The required output is the block of lines from the line with "Output the web" to the line with "const fmt = v => v.toLocaleString('de-DE');", endpoints included and pictures omitted.

Start of RECORDS FOR PROCESSING

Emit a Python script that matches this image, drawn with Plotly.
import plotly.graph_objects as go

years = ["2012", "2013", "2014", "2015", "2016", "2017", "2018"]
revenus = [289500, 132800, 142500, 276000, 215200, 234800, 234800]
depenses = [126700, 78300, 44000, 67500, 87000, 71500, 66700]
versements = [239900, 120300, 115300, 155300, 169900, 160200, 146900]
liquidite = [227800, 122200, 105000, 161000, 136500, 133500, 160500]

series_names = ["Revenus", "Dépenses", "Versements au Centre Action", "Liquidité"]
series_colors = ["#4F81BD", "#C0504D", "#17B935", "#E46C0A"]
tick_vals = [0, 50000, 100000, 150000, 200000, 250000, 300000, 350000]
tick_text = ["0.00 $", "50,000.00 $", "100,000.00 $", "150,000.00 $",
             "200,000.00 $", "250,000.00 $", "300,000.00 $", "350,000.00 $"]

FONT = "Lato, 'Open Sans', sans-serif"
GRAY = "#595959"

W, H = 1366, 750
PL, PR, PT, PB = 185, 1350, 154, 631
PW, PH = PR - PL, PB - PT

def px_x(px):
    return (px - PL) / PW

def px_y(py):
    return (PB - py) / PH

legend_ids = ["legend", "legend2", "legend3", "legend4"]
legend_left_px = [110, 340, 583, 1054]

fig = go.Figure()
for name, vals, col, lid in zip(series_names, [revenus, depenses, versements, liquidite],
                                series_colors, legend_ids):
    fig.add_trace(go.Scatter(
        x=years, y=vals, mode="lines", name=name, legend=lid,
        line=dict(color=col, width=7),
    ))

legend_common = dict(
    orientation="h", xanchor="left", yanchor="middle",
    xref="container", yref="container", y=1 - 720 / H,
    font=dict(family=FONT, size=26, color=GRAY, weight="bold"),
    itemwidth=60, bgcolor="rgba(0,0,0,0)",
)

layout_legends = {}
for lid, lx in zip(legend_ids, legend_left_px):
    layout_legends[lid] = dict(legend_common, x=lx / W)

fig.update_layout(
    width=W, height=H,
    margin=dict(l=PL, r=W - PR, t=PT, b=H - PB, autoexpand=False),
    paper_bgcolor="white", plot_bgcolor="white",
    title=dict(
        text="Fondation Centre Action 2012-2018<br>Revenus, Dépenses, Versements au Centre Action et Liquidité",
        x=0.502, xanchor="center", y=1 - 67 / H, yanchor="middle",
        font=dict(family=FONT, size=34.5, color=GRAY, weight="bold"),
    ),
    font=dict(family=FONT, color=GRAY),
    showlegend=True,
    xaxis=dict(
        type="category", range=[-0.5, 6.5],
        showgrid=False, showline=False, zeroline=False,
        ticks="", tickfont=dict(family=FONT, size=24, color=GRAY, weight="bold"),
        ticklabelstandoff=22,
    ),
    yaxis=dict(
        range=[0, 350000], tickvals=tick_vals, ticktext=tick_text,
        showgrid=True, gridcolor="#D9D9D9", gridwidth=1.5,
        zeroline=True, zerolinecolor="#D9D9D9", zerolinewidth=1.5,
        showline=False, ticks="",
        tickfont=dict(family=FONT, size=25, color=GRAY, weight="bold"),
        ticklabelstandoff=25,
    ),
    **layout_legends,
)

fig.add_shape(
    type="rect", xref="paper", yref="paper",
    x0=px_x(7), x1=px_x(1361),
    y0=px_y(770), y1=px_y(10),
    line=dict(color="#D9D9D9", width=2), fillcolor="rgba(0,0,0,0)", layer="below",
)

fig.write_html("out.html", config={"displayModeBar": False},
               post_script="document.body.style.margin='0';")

End of RECORDS FOR PROCESSING
Start of RECORDS FOR PROCESSING

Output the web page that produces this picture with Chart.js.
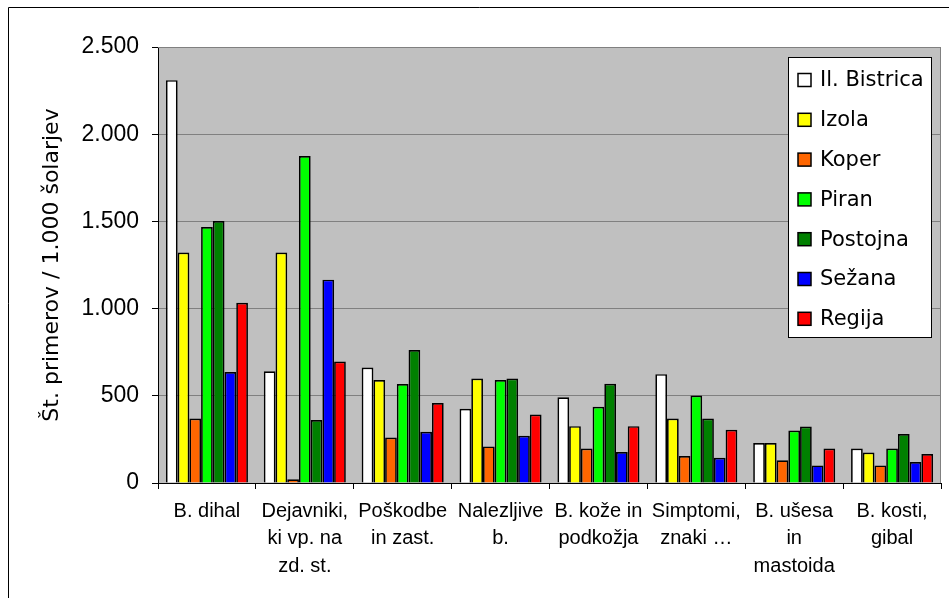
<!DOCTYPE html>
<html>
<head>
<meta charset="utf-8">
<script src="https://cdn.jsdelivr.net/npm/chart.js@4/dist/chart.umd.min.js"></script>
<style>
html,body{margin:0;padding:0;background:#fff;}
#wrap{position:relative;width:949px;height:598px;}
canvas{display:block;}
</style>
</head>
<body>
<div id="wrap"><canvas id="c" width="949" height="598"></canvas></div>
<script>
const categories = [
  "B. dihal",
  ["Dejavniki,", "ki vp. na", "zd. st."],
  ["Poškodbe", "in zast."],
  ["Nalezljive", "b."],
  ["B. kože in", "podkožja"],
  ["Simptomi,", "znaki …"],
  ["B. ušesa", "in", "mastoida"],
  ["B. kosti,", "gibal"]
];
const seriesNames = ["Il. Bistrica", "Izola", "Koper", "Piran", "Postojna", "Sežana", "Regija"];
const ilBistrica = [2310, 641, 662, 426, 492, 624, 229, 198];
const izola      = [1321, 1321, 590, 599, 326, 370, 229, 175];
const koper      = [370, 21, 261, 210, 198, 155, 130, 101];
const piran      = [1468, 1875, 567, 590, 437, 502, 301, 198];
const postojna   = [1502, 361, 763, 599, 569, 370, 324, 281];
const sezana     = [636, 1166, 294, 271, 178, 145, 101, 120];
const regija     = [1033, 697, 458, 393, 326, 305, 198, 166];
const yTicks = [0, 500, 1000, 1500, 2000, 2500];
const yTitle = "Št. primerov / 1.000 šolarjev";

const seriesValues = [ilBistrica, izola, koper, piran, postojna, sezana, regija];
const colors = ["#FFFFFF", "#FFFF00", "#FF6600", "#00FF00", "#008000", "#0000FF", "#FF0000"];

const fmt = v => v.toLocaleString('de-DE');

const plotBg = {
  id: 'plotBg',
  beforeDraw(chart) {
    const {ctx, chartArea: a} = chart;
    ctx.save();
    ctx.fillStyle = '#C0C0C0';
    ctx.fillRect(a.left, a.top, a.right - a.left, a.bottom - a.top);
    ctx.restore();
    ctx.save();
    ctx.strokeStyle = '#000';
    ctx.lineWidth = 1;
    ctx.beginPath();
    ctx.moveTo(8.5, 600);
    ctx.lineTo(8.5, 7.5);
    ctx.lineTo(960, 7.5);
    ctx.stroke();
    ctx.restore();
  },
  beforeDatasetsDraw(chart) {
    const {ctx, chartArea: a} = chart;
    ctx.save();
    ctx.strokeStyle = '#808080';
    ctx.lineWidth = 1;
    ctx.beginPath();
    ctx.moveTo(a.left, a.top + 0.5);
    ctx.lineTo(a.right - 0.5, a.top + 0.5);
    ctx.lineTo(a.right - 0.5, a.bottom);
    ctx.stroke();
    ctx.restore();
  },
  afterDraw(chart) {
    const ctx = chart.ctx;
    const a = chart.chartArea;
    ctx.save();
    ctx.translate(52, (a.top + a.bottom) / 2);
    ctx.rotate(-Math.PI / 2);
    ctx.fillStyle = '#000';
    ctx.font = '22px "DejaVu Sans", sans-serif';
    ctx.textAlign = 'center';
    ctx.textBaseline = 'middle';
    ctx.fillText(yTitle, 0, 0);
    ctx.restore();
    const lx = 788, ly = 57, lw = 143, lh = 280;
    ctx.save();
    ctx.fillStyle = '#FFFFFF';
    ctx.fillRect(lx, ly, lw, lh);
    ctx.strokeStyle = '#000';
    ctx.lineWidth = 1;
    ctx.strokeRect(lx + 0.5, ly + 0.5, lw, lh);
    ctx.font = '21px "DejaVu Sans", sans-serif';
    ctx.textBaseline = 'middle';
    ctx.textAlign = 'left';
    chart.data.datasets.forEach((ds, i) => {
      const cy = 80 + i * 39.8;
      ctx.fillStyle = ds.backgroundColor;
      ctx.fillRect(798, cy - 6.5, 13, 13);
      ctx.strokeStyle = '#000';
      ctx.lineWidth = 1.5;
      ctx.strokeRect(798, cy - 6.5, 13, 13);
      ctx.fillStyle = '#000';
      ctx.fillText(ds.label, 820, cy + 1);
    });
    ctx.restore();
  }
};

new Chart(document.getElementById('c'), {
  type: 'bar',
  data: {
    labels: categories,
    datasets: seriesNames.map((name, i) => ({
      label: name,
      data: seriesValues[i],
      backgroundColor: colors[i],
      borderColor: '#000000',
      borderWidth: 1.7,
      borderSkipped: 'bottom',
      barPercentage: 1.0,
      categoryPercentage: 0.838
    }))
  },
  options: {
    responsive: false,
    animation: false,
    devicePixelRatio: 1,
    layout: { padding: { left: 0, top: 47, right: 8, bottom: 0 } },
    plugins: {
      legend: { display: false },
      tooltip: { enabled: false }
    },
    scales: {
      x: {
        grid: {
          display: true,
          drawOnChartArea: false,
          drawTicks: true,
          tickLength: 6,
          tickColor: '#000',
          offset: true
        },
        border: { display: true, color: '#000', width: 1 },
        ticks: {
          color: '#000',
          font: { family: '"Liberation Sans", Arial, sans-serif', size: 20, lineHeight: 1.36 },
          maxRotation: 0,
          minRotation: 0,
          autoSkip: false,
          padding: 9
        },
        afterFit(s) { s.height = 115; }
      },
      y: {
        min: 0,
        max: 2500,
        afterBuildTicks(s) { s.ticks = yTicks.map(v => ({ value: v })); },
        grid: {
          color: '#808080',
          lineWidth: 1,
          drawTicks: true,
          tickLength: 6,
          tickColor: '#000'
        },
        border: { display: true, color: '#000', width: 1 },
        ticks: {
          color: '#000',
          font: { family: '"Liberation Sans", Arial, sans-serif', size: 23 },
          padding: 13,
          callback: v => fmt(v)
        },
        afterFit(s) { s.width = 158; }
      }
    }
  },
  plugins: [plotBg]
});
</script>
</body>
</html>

End of RECORDS FOR PROCESSING

- RIGHT ANSWER
Output the web page that produces this picture with Chart.js.
<!DOCTYPE html>
<html>
<head>
<meta charset="utf-8">
<script src="https://cdn.jsdelivr.net/npm/chart.js@4/dist/chart.umd.min.js"></script>
<style>
html,body{margin:0;padding:0;background:#fff;}
#wrap{position:relative;width:949px;height:598px;}
canvas{display:block;}
</style>
</head>
<body>
<div id="wrap"><canvas id="c" width="949" height="598"></canvas></div>
<script>
const categories = [
  "B. dihal",
  ["Dejavniki,", "ki vp. na", "zd. st."],
  ["Poškodbe", "in zast."],
  ["Nalezljive", "b."],
  ["B. kože in", "podkožja"],
  ["Simptomi,", "znaki …"],
  ["B. ušesa", "in", "mastoida"],
  ["B. kosti,", "gibal"]
];
const seriesNames = ["Il. Bistrica", "Izola", "Koper", "Piran", "Postojna", "Sežana", "Regija"];
const ilBistrica = [2310, 641, 662, 426, 492, 624, 229, 198];
const izola      = [1321, 1321, 590, 599, 326, 370, 229, 175];
const koper      = [370, 21, 261, 210, 198, 155, 130, 101];
const piran      = [1468, 1875, 567, 590, 437, 502, 301, 198];
const postojna   = [1502, 361, 763, 599, 569, 370, 324, 281];
const sezana     = [636, 1166, 294, 271, 178, 145, 101, 120];
const regija     = [1033, 697, 458, 393, 326, 305, 198, 166];
const yTicks = [0, 500, 1000, 1500, 2000, 2500];
const yTitle = "Št. primerov / 1.000 šolarjev";

const seriesValues = [ilBistrica, izola, koper, piran, postojna, sezana, regija];
const colors = ["#FFFFFF", "#FFFF00", "#FF6600", "#00FF00", "#008000", "#0000FF", "#FF0000"];

const fmt = v => v.toLocaleString('de-DE');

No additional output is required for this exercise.